After Annapolis: What Chance for Agreement with Abbas and the PLO?

Efraim Karsh

  • In reality, there is no fundamental difference between the ultimate goals of Hamas and the PLO vis-à-vis Israel: Neither accepts the Jewish state’s right to exist and both are committed to its eventual destruction. The only difference between the two groups lies in their preferred strategies for the attainment of this goal.
  • Whereas Hamas concentrates exclusively on “armed struggle,” the PLO has adopted since the early 1990s a more subtle strategy, combining intricate political and diplomatic maneuvering with sustained terror attacks. In the candid words of Farouq Qaddoumi, the PLO’s perpetual foreign minister: “We were never different from Hamas. Hamas is a national movement. Strategically, there is no difference between us.”

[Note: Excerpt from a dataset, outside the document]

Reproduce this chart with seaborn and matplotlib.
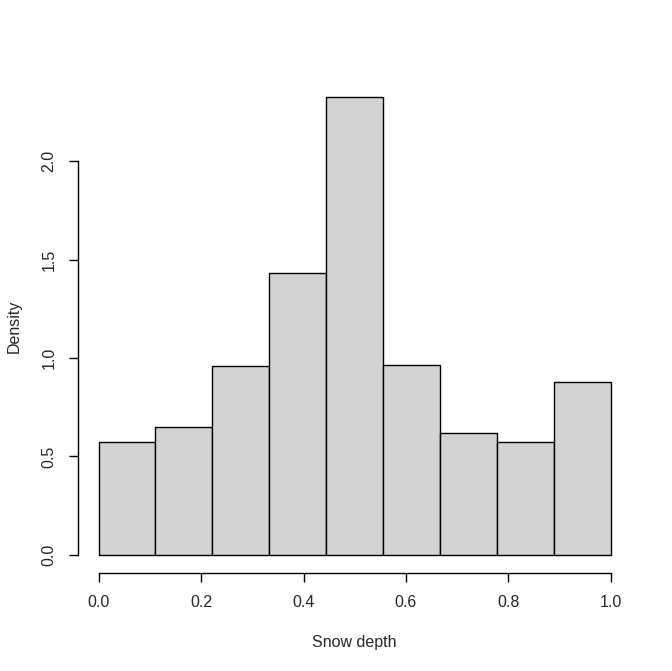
import numpy as np
import matplotlib
matplotlib.use('Agg')
from matplotlib import pyplot as plt
import seaborn as sns

# histogram of snow depth, 9 equal bins on [0, 1]
bin_edges = [0.0, 1/9, 2/9, 3/9, 4/9, 5/9, 6/9, 7/9, 8/9, 1.0]
densities = [0.575, 0.651, 0.962, 1.43, 2.326, 0.967, 0.621, 0.575, 0.880]
x_ticks = [0.0, 0.2, 0.4, 0.6, 0.8, 1.0]
y_ticks = [0.0, 0.5, 1.0, 1.5, 2.0]

sns.set_style('white')
plt.rcParams['font.family'] = ['Liberation Sans', 'DejaVu Sans']

centers = [(a + b) / 2 for a, b in zip(bin_edges[:-1], bin_edges[1:])]

fig = plt.figure(figsize=(6.72, 6.71), dpi=100)
ax = fig.add_axes([78/672, (671-573)/671, (631.5-78)/672, (573-79)/671])
sns.histplot(x=centers, weights=densities, bins=bin_edges, stat='count',
             color='#D3D3D3', edgecolor='black', linewidth=1, alpha=1, ax=ax)

xr = 1.0 * 0.04
ymax = max(densities)
ax.set_xlim(-xr, 1.0 + xr)
ax.set_ylim(-0.04 * ymax, ymax * 1.04)

for s in ['top', 'right']:
    ax.spines[s].set_visible(False)
ax.spines['left'].set_bounds(0, 2.0)
ax.spines['bottom'].set_bounds(0, 1.0)
for s in ['left', 'bottom']:
    ax.spines[s].set_color('black')
    ax.spines[s].set_linewidth(1)

ax.set_xticks(x_ticks)
ax.set_xticklabels(['%.1f' % v for v in x_ticks])
ax.set_yticks(y_ticks)
ax.set_yticklabels(['%.1f' % v for v in y_ticks], rotation=90, va='center')
ax.tick_params(axis='both', direction='out', length=6.5, width=1,
               color='black', labelsize=11.5, pad=9,
               left=True, bottom=True)
ax.set_xlabel('Snow depth', fontsize=11.5, labelpad=18)
ax.set_ylabel('Density', fontsize=11.5, labelpad=14)

plt.savefig('out.png', dpi=100)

  • Such attitudes are commonplace among supposed moderates, notably Mahmoud Abbas (Abu Mazen), Arafat’s successor and perhaps the foremost symbol of supposed Palestinian moderation. For all their drastically different personalities and political style, Arafat and Abu Mazen are warp and woof of the same fabric: dogmatic PLO veterans who have never eschewed their commitment to Israel’s destruction and who have viewed the “peace process” as the continuation of their lifetime war by other means.
  • By categorically refusing to recognize Israel’s Jewishness, the Palestinian leadership has effectively rejected the two-state solution, based, in the words of the UN partition resolution of November 29, 1947, on the creation of “independent Arab and Jewish States” in Palestine.
  • In his Annapolis address, Abbas insisted that “the plight of Palestinian refugees…must be addressed…in accordance with UN General Assembly Resolution 194.” Yet Resolution 194 (passed on December 11, 1948) puts the return of Palestinian refugees on a par with the “resettlement and economic and social rehabilitation of the refugees” in other countries; indeed, that provision made the resolution anathema to the Arab states, which opposed it vehemently and voted unanimously against it because the measure was seen, correctly, as establishing no absolute “right of return.”
  • To deny the depth of the PLO’s commitment to Israel’s destruction is the height of folly, and to imagine that it can be appeased through Israeli concessions is to play into its hands. Only when Palestinians reconcile themselves to the existence of the Jewish state and eschew their genocidal hopes will the inhabitants of the Holy Land, and the rest of the world, be able to look forward to a future less burdened by Arafats and their gory dreams.